Yohino (left) goes where Maharo goes in Blast of Tempest
The story uses flashbacks and magic to present an original murder mystery/thriller through the lens of two of Shakespeare’s most fantastic (as in, driven by unbelievable fantasy) works for a new audience. There are parallels to characters and plot points all over Blast of Tempest
. It’s not even limited to just Hamlet
and The Tempest
; those are just the major influences.
The Tempest and Hamlet are on opposing sides of Shakespeare’s catalog. The former is a broad comedy all about spectacle, magic, and romance. The latter is a dark tragedy about murder, mayhem, and broken lives. Yet, both stories are linked by a major betrayal–Prospero and Miranda are abandoned on the island in The Tempest and Hamlet’s future throne is stolen by his uncle with murder most foul–and large otherworldly conceits–The Tempest has magic and fairies, Hamlet has ghosts and nightmares.
The difference between a tragedy and a comedy in Shakespeare’s work is whether it ends in a funeral or a wedding. The comedies can be very dark and foreboding and the tragedies can be quite light until the ending flips the tone for a happily or miserably ever after.
Each major character in Blast of Tempest has a direct connection to characters in Hamlet and The Tempest. It’s a great literary device that builds a huge amount of suspense very quickly. The comedy and the tragedy cannot exist simultaneously for long because, at some point, the audience needs to be instructed to laugh or cry.
Mahiro’s connections are the clearest. He is Hamlet himself on a quest for revenge against the person who killed his family. He behaves in reckless and erratic ways to gain an advantage and distract from his quest for revenge.
He is also Caliban from The Tempest. The one person he lived for, his sister Aika, is dead long before the story of Blast of Tempest begins. He relinquishes control of his life to the mage Hakaze for some chance at a greater purpose in life. He failed at protecting his sister and, for a year, failed at avenging her death. He does not like being under Hakaze’s control and constantly rebels, yet he cannot achieve his own goals without her influence.
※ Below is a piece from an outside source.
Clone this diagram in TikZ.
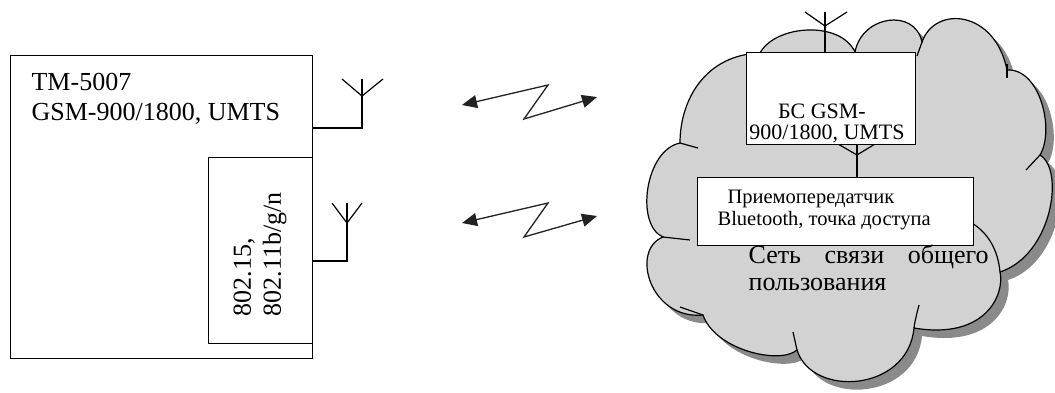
\documentclass[tikz,border=0pt]{standalone}
\usepackage{fontspec}
\setmainfont{Liberation Serif}
\usetikzlibrary{arrows.meta}
\definecolor{cloudfill}{HTML}{D2D2D2}
\definecolor{cloudshadow}{HTML}{8A8A8A}
\definecolor{tipcol}{HTML}{222222}
\begin{document}
\begin{tikzpicture}[x=1pt,y=-1pt,line width=1.2pt,
  box/.style={draw, fill=white, inner sep=0pt, anchor=north west},
  lbl/.style={inner sep=0pt, anchor=base west},
  bigtxt/.style={font=\fontsize{26}{30}\selectfont},
  bstxt/.style={font=\fontsize{22}{21}\selectfont},
  trtxt/.style={font=\fontsize{20.5}{22}\selectfont},
  cltxt/.style={font=\fontsize{26}{27}\selectfont},
  zz/.style={{Triangle[length=15pt,width=13pt]}-{Triangle[length=15pt,width=13pt]}, line width=1.3pt, draw=tipcol},
  wire/.style={line width=1.2pt}]
\useasboundingbox (0,0) rectangle (1055,392);
\def\cloudpath{(680,143) .. controls (680,100) and (705,55) .. (760,53)
 .. controls (775,25) and (840,20) .. (855,52)
 .. controls (862,15) and (915,8) .. (922,42)
 .. controls (935,5) and (995,10) .. (1007,70)
 .. controls (1040,68) and (1055,130) .. (1040,155)
 .. controls (1065,170) and (1052,255) .. (1000,272)
 .. controls (1005,295) and (985,340) .. (914,328)
 .. controls (908,392) and (812,398) .. (797,350)
 .. controls (780,365) and (715,350) .. (703,315)
 .. controls (650,320) and (630,250) .. (663,237)
 .. controls (635,225) and (645,150) .. (680,143) -- cycle}
% cloud shadow and cloud
\begin{scope}[transform canvas={xshift=8pt,yshift=-8pt}]
\fill[cloudshadow] \cloudpath;
\end{scope}
\filldraw[fill=cloudfill, draw=black, line width=1.2pt] \cloudpath;
% interior arcs of the cloud
\draw (1007,64) -- (1007,78);
\draw (1040,155) -- (1026,170);
\draw (1000,272) .. controls (998,250) and (988,232) .. (970,222);
\draw (914,328) .. controls (915,320) and (917,313) .. (919,305);
\draw (797,350) -- (793,332);
\draw (703,315) -- (680,307);
\draw (663,237) -- (690,240);
\draw (680,143) -- (698,148);
\draw (922,42) -- (917,56);

% terminal
\node[box, minimum width=302pt, minimum height=303pt] (main) at (10,55) {};
\node[box, minimum width=104pt, minimum height=186pt] (wifi) at (208,157) {};
\node[lbl, bigtxt] (t1) at (31,90) {TM-5007};
\node[lbl, bigtxt] (t2) at (31,120) {GSM-900/1800, UMTS};
\node[rotate=90, anchor=west, align=left, inner sep=0pt, bigtxt] (t3) at (260,317) {802.15,\\802.11b/g/n};

% antennas of the terminal
\coordinate (g0) at (312,128);
\coordinate (g1) at (362,128);
\coordinate (g2) at (362,79);
\coordinate (g3) at (362,96);
\coordinate (g4) at (342,79);
\coordinate (g5) at (383,79);
\draw[wire] (g0) -- (g1) -- (g2);
\draw[wire] (g4) -- (g3) -- (g5);
\coordinate (w0) at (312,261);
\coordinate (w1) at (347,261);
\coordinate (w2) at (347,203);
\coordinate (w3) at (347,223);
\coordinate (w4) at (332,203);
\coordinate (w5) at (362,203);
\draw[wire] (w0) -- (w1) -- (w2);
\draw[wire] (w4) -- (w3) -- (w5);

% radio links
\coordinate (a1l) at (462,105);
\coordinate (a1p) at (548,85);
\coordinate (a1q) at (524,119);
\coordinate (a1r) at (597,97);
\draw[zz] (a1l) -- (a1p) -- (a1q) -- (a1r);
\coordinate (a2l) at (462,223);
\coordinate (a2p) at (548,203);
\coordinate (a2q) at (524,237);
\coordinate (a2r) at (597,216);
\draw[zz] (a2l) -- (a2p) -- (a2q) -- (a2r);

% base station antenna
\coordinate (b0) at (825,52);
\coordinate (b1) at (825,12);
\coordinate (b2) at (825,26);
\coordinate (b3) at (805,12);
\coordinate (b4) at (847,12);
\draw[wire] (b0) -- (b1);
\draw[wire] (b3) -- (b2) -- (b4);
% link between boxes
\coordinate (m0) at (857,144);
\coordinate (m1) at (857,177);
\coordinate (m2) at (857,155);
\coordinate (m3) at (838,144);
\coordinate (m4) at (875,144);
\draw[wire] (m0) -- (m1);
\draw[wire] (m3) -- (m2) -- (m4);

% boxes in the cloud
\node[box, minimum width=169pt, minimum height=92pt] (bs) at (746,52) {};
\node[box, minimum width=276pt, minimum height=68pt] (tr) at (697,177) {};
\node[bstxt, inner sep=0pt, anchor=base] (bs1) at (822,118) {БС GSM-};
\node[bstxt, inner sep=0pt, anchor=base] (bs2) at (827,139) {900/1800, UMTS};
\node[lbl, trtxt] (tr1) at (727,203) {Приемопередатчик};
\node[lbl, trtxt] (tr2) at (717,225) {Bluetooth, точка доступа};
\node[lbl, cltxt] (c1) at (748,263) {\hbox to 240pt{Сеть\hfil связи\hfil общего}};
\node[lbl, cltxt] (c2) at (748,290) {пользования};
\end{tikzpicture}
\end{document}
Aika is the motivation and cause of Blast of Tempest
Aika actually has a larger presence in the story than you might imagine from a long-deceased character. Through flashbacks, she takes on a multitude of roles in the story. She is the ghost of Hamlet’s father, constantly whispering in Mahiro’s ear about the need for revenge. She is Ophelia to Mahiro’s Hamlet. Her death forces him to form a plan of action against whoever killed his family. Aika is also Sycorax from The Tempest
, the long-dead sorceress who gave Mahiro’s Caliban a reason to live.
Yoshino probably covers more characters than anyone else in the series. In the present story, he voluntarily places himself as Horatio to Mahiro’s Hamlet. He is the foil for Mahiro’s revenge plan and a loyal friend to the family. He will do anything for Mahiro because he knows that, without his help, Mahiro will destroy his life by taking his aggression out on the wrong person.
Yoshino also acts as Alonso from The Tempest, falling in love with the beautiful Aika and dooming himself to suffer through the world of magic he never knew existed. His own relationship with Aika–against the wishes of Mahiro–makes Yoshino the Hamlet figure, as well. He does everything he can not to fall in love with Aika’s Ophelia and dooms them both to misery when she can’t let go of him. Blast of Tempest has this great tension with Yoshino always on the verge of becoming even more reckless than Mahiro because of his world being so radically changed.
Hakaze acts as a number of different characters, as well. Because she is banished to an island by her own followers, she is Prospero in The Tempest. The once great leader is betrayed by the man she trusted the most and forced to live out her days unable to return to the world she created.
Hakaze’s powers are wind and weather related, like Prospero in The Tempest
The physical separation also places her as the Ariel figure in The Tempest
. She can have control over the world without being noticed but only if she’s directly following the orders from Mahiro on his quest for revenge. Mahiro only hears her voice, placing her as the ghost in Hamlet
. She tells him who is responsible for the murder of his family and how to get revenge, but cannot physically be there to really get involved in that.
Blast of Tempest‘s connections to William Shakespeare go much deeper than this cursory analysis. The characters strategically quote and paraphrase Shakespeare throughout the series. Minor and supporting characters alike through multiple roles whenever it is convenient to the story (Fraulein Yamamoto is Laertes to Yoshino’s Hamlet until she learns the truth and becomes Horatio and Ariel in one). Imagery from The Tempest defines the visual style of the magic in the series and individual scenes are structured around the brooding two-person at a time conceit of Hamlet.
What Blast of Tempest offers is a highly literate gateway for theater fans to engage with anime and manga for the first time. This is not a Westernized series even if it heavily draws on the most influential playwright in all of Western theater. It is a tightly wound explosion of magical anime marketed at boys as young as 10 but probably better appreciated by a more mature audience.